Notas do Pinheiro

Jornalismo Analítico

segunda-feira, janeiro 21, 2013

Atoleiros

ACAPULCO (MEXICO) - BOURBIER é a incômoda palavra que começa a se espalhar na França a respeito da intervenção militar do país no Mali. "Atoleiro" é a melhor tradução. Depois do entusiasmo inicial com a decisão do presidente da República, François Hollande, de ajudar o Exército malinês a deter o avanço de radicais islâmicos rumo à capital do país, Bamako, surgem dúvidas sobre se a intervenção não está indo longe demais. Hollande mandou mais soldados - o contingente total deve chegar a 2 mil - e, agora, blindados franceses participam de missões de combate.


A TÍTULO de enfrentar a ameaça terrorista no Norte da África, o presidente francês pode ter dado a um grupo de extremistas pouco expressivo a oportunidade de angariar apoio de outros radicais, transformando a ação numa "luta contra o neocolonialismo" ocidental. Na semana passada, jihadistas tomaram um campo de gás da companhia British Petroleum na Argélia, fazendo dezenas de reféns, entre eles 41 estrangeiros, e disseram que seu ataque era uma reação à ofensiva francesa.

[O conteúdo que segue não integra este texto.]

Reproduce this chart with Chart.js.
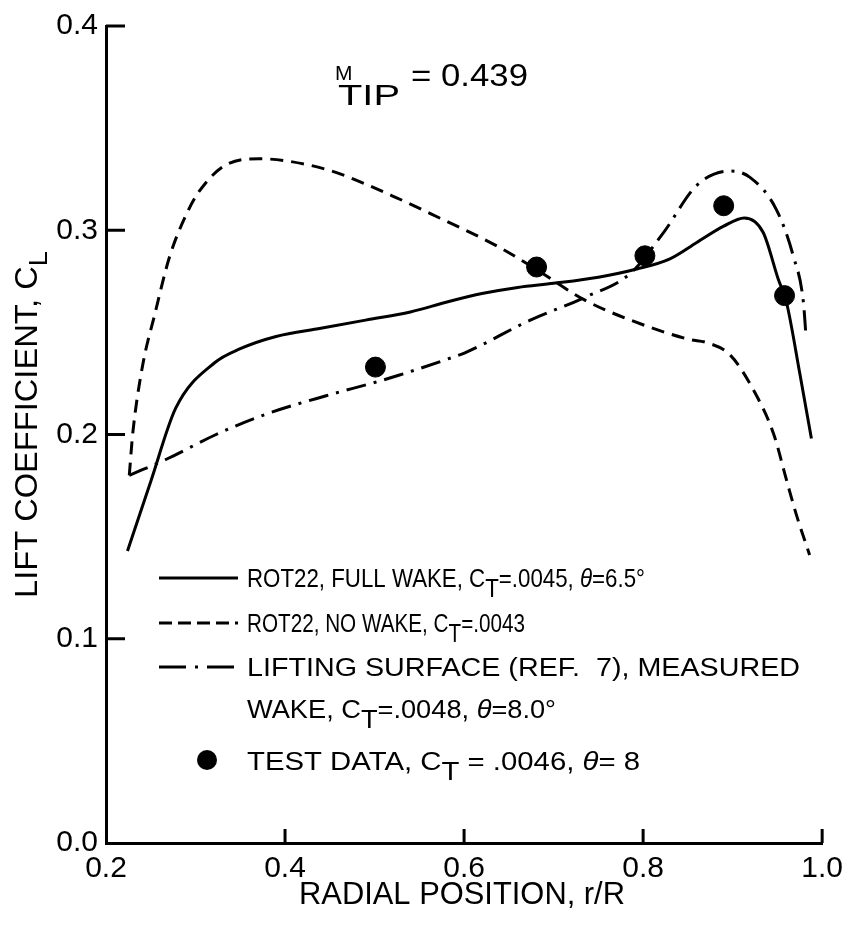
<!DOCTYPE html>
<html>
<head>
<meta charset="utf-8">
<script src="https://cdn.jsdelivr.net/npm/chart.js@4.4.1/dist/chart.umd.min.js"></script>
<style>
  html, body { margin: 0; padding: 0; background: #fff; }
  #wrap { width: 851px; height: 925px; }
</style>
</head>
<body>
<div id="wrap"><canvas id="liftChart"></canvas></div>
<script>
// radial position r/R and lift coefficient C_L
const radialFull = [0.224, 0.25, 0.278, 0.321, 0.35, 0.39, 0.44, 0.49, 0.54, 0.582, 0.62, 0.66, 0.70, 0.75, 0.793, 0.83, 0.86, 0.89, 0.913, 0.934, 0.951, 0.96, 0.975, 0.988];
const clFull     = [0.143, 0.177, 0.213, 0.235, 0.242, 0.248, 0.252, 0.256, 0.260, 0.265, 0.269, 0.272, 0.274, 0.277, 0.281, 0.286, 0.294, 0.302, 0.306, 0.299, 0.276, 0.265, 0.230, 0.198];

const radialNoWake = [0.226, 0.23, 0.241, 0.254, 0.271, 0.29, 0.304, 0.334, 0.371, 0.401, 0.452, 0.519, 0.563, 0.638, 0.68, 0.734, 0.786, 0.852, 0.871, 0.897, 0.923, 0.946, 0.96, 0.971, 0.986];
const clNoWake     = [0.180, 0.201, 0.234, 0.258, 0.287, 0.308, 0.319, 0.332, 0.335, 0.334, 0.329, 0.317, 0.308, 0.292, 0.281, 0.266, 0.256, 0.2465, 0.245, 0.239, 0.222, 0.200, 0.178, 0.161, 0.141];

const radialLift = [0.226, 0.268, 0.323, 0.379, 0.446, 0.501, 0.527, 0.582, 0.601, 0.674, 0.734, 0.786, 0.823, 0.86, 0.897, 0.919, 0.949, 0.968, 0.979, 0.982];
const clLift     = [0.180, 0.188, 0.200, 0.210, 0.219, 0.2256, 0.229, 0.237, 0.240, 0.256, 0.267, 0.279, 0.299, 0.322, 0.329, 0.326, 0.310, 0.287, 0.265, 0.248];

const radialTest = [0.501, 0.681, 0.802, 0.890, 0.958];
const clTest     = [0.233, 0.282, 0.2875, 0.312, 0.268];

const xTicks = [0.2, 0.4, 0.6, 0.8, 1.0];
const yTicks = [0.0, 0.1, 0.2, 0.3, 0.4];

const FONT = '"Liberation Sans", Arial, sans-serif';

function pts(xs, ys) { return xs.map((x, i) => ({ x: x, y: ys[i] })); }

// text with sub/superscript pieces, squeezed to a target width
function drawRich(ctx, x, y, segs, targetW) {
  ctx.save();
  let w = 0;
  segs.forEach(s => { ctx.font = s.font; w += ctx.measureText(s.t).width; });
  const k = targetW ? targetW / w : 1;
  ctx.translate(x, y);
  ctx.scale(k, 1);
  ctx.textBaseline = 'alphabetic';
  ctx.textAlign = 'left';
  ctx.fillStyle = '#000';
  let cx = 0;
  segs.forEach(s => {
    ctx.font = s.font;
    ctx.fillText(s.t, cx, s.dy || 0);
    cx += ctx.measureText(s.t).width;
  });
  ctx.restore();
}

const extras = {
  id: 'extras',
  afterDraw(chart) {
    const ctx = chart.ctx;
    const xs = chart.scales.x, ys = chart.scales.y;
    const area = chart.chartArea;
    ctx.save();
    ctx.strokeStyle = '#000';
    ctx.lineWidth = 3;
    ctx.lineCap = 'butt';
    // inward tick marks
    yTicks.slice(1).forEach(v => {
      const py = ys.getPixelForValue(v);
      ctx.beginPath(); ctx.moveTo(area.left, py); ctx.lineTo(area.left + 19, py); ctx.stroke();
    });
    xTicks.slice(1).forEach(v => {
      const px = xs.getPixelForValue(v);
      ctx.beginPath(); ctx.moveTo(px, area.bottom); ctx.lineTo(px, area.bottom - 14); ctx.stroke();
    });

    // M_TIP annotation
    const f = (sz, st) => (st || '') + ' ' + sz + 'px ' + FONT;
    drawRich(ctx, 335, 80, [{ t: 'M', font: f(21) }], 0);
    drawRich(ctx, 338, 105, [{ t: 'TIP', font: f(29) }], 62);
    drawRich(ctx, 411, 86, [{ t: '= 0.439', font: f(31) }], 117);

    // axis titles
    drawRich(ctx, 299, 904, [{ t: 'RADIAL POSITION, r/R', font: f(31) }], 326);
    ctx.save();
    ctx.translate(37, 598);
    ctx.rotate(-Math.PI / 2);
    drawRich(ctx, 0, 0, [{ t: 'LIFT COEFFICIENT, C', font: f(31) }, { t: 'L', font: f(26), dy: 10 }], 347);
    ctx.restore();

    // legend
    const lf = f(25), it = f(25, 'italic');
    const sampleL = 159, sampleR = 238, textX = 247;
    const rows = [
      { y: 578, dash: [], segs: [{ t: 'ROT22, FULL WAKE, C', font: lf }, { t: 'T', font: lf, dy: 10 }, { t: '=.0045, ', font: lf }, { t: 'θ', font: it }, { t: '=6.5°', font: lf }], w: 398 },
      { y: 623, dash: [13, 6], segs: [{ t: 'ROT22, NO WAKE, C', font: lf }, { t: 'T', font: lf, dy: 10 }, { t: '=.0043', font: lf }], w: 278 },
      { y: 667, dash: [27, 9, 3, 9], segs: [{ t: 'LIFTING SURFACE (REF.  7), MEASURED', font: lf }], w: 553 },
      { y: null, segs: [{ t: 'WAKE, C', font: lf }, { t: 'T', font: lf, dy: 10 }, { t: '=.0048, ', font: lf }, { t: 'θ', font: it }, { t: '=8.0°', font: lf }], w: 309, base: 718 },
      { y: null, dot: true, segs: [{ t: 'TEST DATA, C', font: lf }, { t: 'T', font: lf, dy: 10 }, { t: ' = .0046, ', font: lf }, { t: 'θ', font: it }, { t: '= 8', font: lf }], w: 393, base: 770 }
    ];
    rows.forEach(r => {
      if (r.y !== null) {
        ctx.save();
        ctx.setLineDash(r.dash);
        ctx.lineWidth = 3;
        ctx.beginPath(); ctx.moveTo(sampleL, r.y); ctx.lineTo(sampleR, r.y); ctx.stroke();
        ctx.restore();
      }
      if (r.dot) {
        ctx.beginPath(); ctx.arc(207, 760, 10, 0, Math.PI * 2); ctx.fillStyle = '#000'; ctx.fill();
      }
      drawRich(ctx, textX, r.base || r.y + 9, r.segs, r.w);
    });
    ctx.restore();
  }
};

new Chart(document.getElementById('liftChart'), {
  type: 'scatter',
  data: {
    datasets: [
      {
        label: 'ROT22, FULL WAKE',
        data: pts(radialFull, clFull),
        showLine: true,
        borderColor: '#000',
        borderWidth: 3,
        pointRadius: 0,
        cubicInterpolationMode: 'monotone',
        order: 2
      },
      {
        label: 'ROT22, NO WAKE',
        data: pts(radialNoWake, clNoWake),
        showLine: true,
        borderColor: '#000',
        borderWidth: 3,
        borderDash: [13, 8],
        pointRadius: 0,
        cubicInterpolationMode: 'monotone',
        order: 3
      },
      {
        label: 'LIFTING SURFACE',
        data: pts(radialLift, clLift),
        showLine: true,
        borderColor: '#000',
        borderWidth: 3,
        borderDash: [20, 8, 3, 8],
        pointRadius: 0,
        cubicInterpolationMode: 'monotone',
        order: 4
      },
      {
        label: 'TEST DATA',
        data: pts(radialTest, clTest),
        showLine: false,
        backgroundColor: '#000',
        borderColor: '#000',
        pointRadius: 10,
        order: 1
      }
    ]
  },
  options: {
    responsive: true,
    maintainAspectRatio: false,
    animation: false,
    devicePixelRatio: 1,
    layout: { padding: { top: 22, right: 25, left: 0, bottom: 0 } },
    plugins: { legend: { display: false }, tooltip: { enabled: false } },
    scales: {
      x: {
        type: 'linear',
        min: 0.2,
        max: 1.0,
        afterFit: s => { s.height = 82; },
        afterBuildTicks: s => { s.ticks = xTicks.map(v => ({ value: v })); },
        grid: { display: false, drawTicks: false },
        border: { display: true, color: '#000', width: 3 },
        ticks: {
          padding: 8,
          color: '#000',
          font: { family: FONT, size: 30 },
          callback: v => Number(v).toFixed(1)
        }
      },
      y: {
        type: 'linear',
        min: 0,
        max: 0.4,
        afterFit: s => { s.width = 106; },
        afterBuildTicks: s => { s.ticks = yTicks.map(v => ({ value: v })); },
        grid: { display: false, drawTicks: false },
        border: { display: true, color: '#000', width: 3 },
        ticks: {
          padding: 8,
          color: '#000',
          font: { family: FONT, size: 30 },
          callback: v => Number(v).toFixed(1)
        }
      }
    }
  },
  plugins: [extras]
});
</script>
</body>
</html>
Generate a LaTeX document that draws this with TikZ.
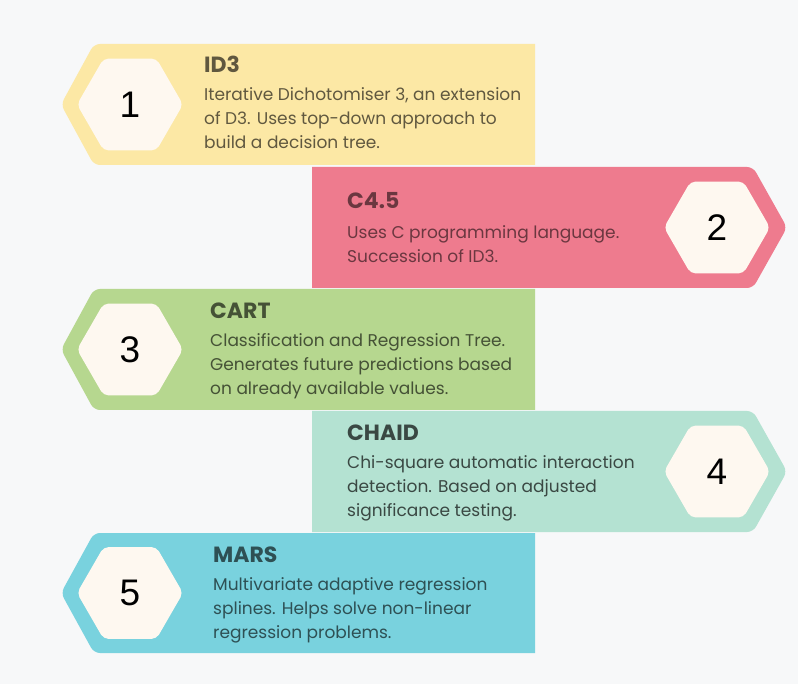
\documentclass[tikz,border=0pt]{standalone}
\usepackage{fontspec}
\setmainfont{Poppins}
\newfontfamily\numfont{Liberation Sans}
\usetikzlibrary{shapes.geometric}
\definecolor{pagebg}{HTML}{F7F8F9}
\definecolor{hexfill}{HTML}{FEF8F0}
\definecolor{yellowband}{HTML}{FCE8A5}
\definecolor{pinkband}{HTML}{EE7B8E}
\definecolor{greenband}{HTML}{B6D78F}
\definecolor{mintband}{HTML}{B4E2D2}
\definecolor{cyanband}{HTML}{79D2DE}
\begin{document}
\begin{tikzpicture}
    [x=1pt, y=-1pt,
     numhex/.style={regular polygon, regular polygon sides=6, fill=hexfill, minimum size=106pt, inner sep=0pt, rounded corners=5pt, font=\numfont\fontsize{37}{37}\selectfont},
     headtext/.style={anchor=base west, inner sep=0pt, font=\fontsize{22}{26}\selectfont\bfseries},
     bodytext/.style={anchor=base west, align=left, inner sep=0pt, font=\fontsize{17}{24}\selectfont}]
    \fill[pagebg] (0,0) rectangle (798,684);
    % Define bands
    \fill[yellowband] (535,165) -- (535,44) [rounded corners=6pt] -- (94,44) -- (61,104.5) -- (94,165) [sharp corners] -- cycle;
    \fill[pinkband] (312,288) -- (312,167) [rounded corners=6pt] -- (753,167) -- (787,227.5) -- (753,288) [sharp corners] -- cycle;
    \fill[greenband] (535,410) -- (535,289) [rounded corners=6pt] -- (94,289) -- (61,349.5) -- (94,410) [sharp corners] -- cycle;
    \fill[mintband] (312,532) -- (312,411) [rounded corners=6pt] -- (753,411) -- (787,471.5) -- (753,532) [sharp corners] -- cycle;
    \fill[cyanband] (535,653) -- (535,533) [rounded corners=6pt] -- (94,533) -- (61,593) -- (94,653) [sharp corners] -- cycle;
    % Define nodes
    \node[numhex] (n1) at (130,104.5) {1};
    \node[numhex] (n2) at (717,227.5) {2};
    \node[numhex] (n3) at (130,349.5) {3};
    \node[numhex] (n4) at (717,471.5) {4};
    \node[numhex] (n5) at (130,593) {5};
    % Define texts (body nodes sit on their last line)
    \node[headtext, text=yellowband!38!black] (h1) at (204,73) {ID3};
    \node[bodytext, text=yellowband!38!black] (b1) at (204,149) {Iterative Dichotomiser 3, an extension\\of D3. Uses top-down approach to\\build a decision tree.};
    \node[headtext, text=pinkband!45!black] (h2) at (347,209) {C4.5};
    \node[bodytext, text=pinkband!45!black] (b2) at (347,263) {Uses C programming language.\\Succession of ID3.};
    \node[headtext, text=greenband!38!black] (h3) at (210,318.5) {CART};
    \node[bodytext, text=greenband!38!black] (b3) at (210,394.5) {Classification and Regression Tree.\\Generates future predictions based\\on already available values.};
    \node[headtext, text=mintband!32!black] (h4) at (347,440.5) {CHAID};
    \node[bodytext, text=mintband!32!black] (b4) at (347,516.5) {Chi-square automatic interaction\\detection. Based on adjusted\\significance testing.};
    \node[headtext, text=cyanband!38!black] (h5) at (213,562) {MARS};
    \node[bodytext, text=cyanband!38!black] (b5) at (213,638) {Multivariate adaptive regression\\splines. Helps solve non-linear\\regression problems.};
\end{tikzpicture}
\end{document}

O GOVERNO argelino lançou uma operação de resgate, e havia versões conflitantes sobre o resultado. Seja como for, o pior dos cenários traçados por Paris, isto é, o revide de terroristas contra interesses franceses e ocidentais, pode estar se tornando real.



O SOCIALISTA Hollande, que se elegeu prometendo reduzir a participação da França em ações militares no exterior, como a que ajudou a derrubar o ditador líbio Muamar Kadafi, já começa a ser criticado por ter assumido a responsabilidade de conter os terroristas africanos. Para o ex-primeiro-ministro francês, Dominique de Villepin, de centro-direita, Hollande foi contaminado pelo "vírus neoconservador", numa referência aos "neocons", responsáveis por empurrar os Estados Unidos da América (EUA) para a Guerra do Iraque, vista como exemplo de "atoleiro".



NO entanto, pode-se dizer que a França não tinha alternativa, já que não é possível contar mais com a liderança dos EUA em ações desse tipo, graças à "doutrina Obama", que preconiza o crescente desengajamento militar norte-americano. A França surge assim como o único anteparo ocidental firme contra o extremismo islâmico originado no Norte da África. Hollande pode ter lá seus próprios compromissos ideológicos, mas parece ter percebido que, como chefe de Estado, tem responsabilidades incontornáveis - e a segurança da França é a principal delas.



O GRANDE problema do conflito no Mali é sua obscuridade. O governo norte-americano, que tenta monitorar os grupos radicais malineses, tem apenas uma compreensão "impressionista" sobre esses extremistas, segundo a reportagem do The New York Times (NYT). Para o secretário-assistente de Estado Norte-Americano para assuntos africanos, Johnnie Carson, os jihadistas, afiliados à Al-Qaeda, "não demonstraram capacidade de ameaçar os interesses norte-americanos e não ameaçaram atacar os EUA". Além disso, esses grupos ainda não têm a musculatura que a Al-Qaeda do finado Osama bin Laden exibia, e muitos de seus integrantes são apenas traficantes de drogas e outros criminosos que aproveitaram a oportunidade para ganhar dinheiro. Contudo, o governo da França não quis pagar para ver e decidiu, ante a indecisão dos vizinhos do Mali, evitar que esses radicais islâmicos, já presentes na Líbia e agora na Argélia, conseguissem estabelecer uma espécie de Afeganistão, isto é, um santuário terrorista, numa região tão estratégica para os europeus.



PARA a França, assim como para os EUA e o Reino Unido da Grã-Bretanha, que fornecem ajuda logística aos militares franceses, interessa limitar seus objetivos militares e internacionalizar o esforço de guerra contra os radicais islâmicos o mais rápido possível, envolvendo os países africanos, principalmente a Argélia, que costuma ser implacável com os extremistas islâmicos. O objetivo é duplo: esvaziar o discurso segundo o qual o governo francês age conforme velhos interesses coloniais e permitir que os soldados franceses voltem logo para casa, antes que o atoleiro os engula. Apesar de todos os dilemas e problemas, no entanto, que não reste dúvida: ante a perspectiva do fortalecimento de grupos terroristas instalados às portas da Europa, o Ocidente não poderia ficar de braços cruzados.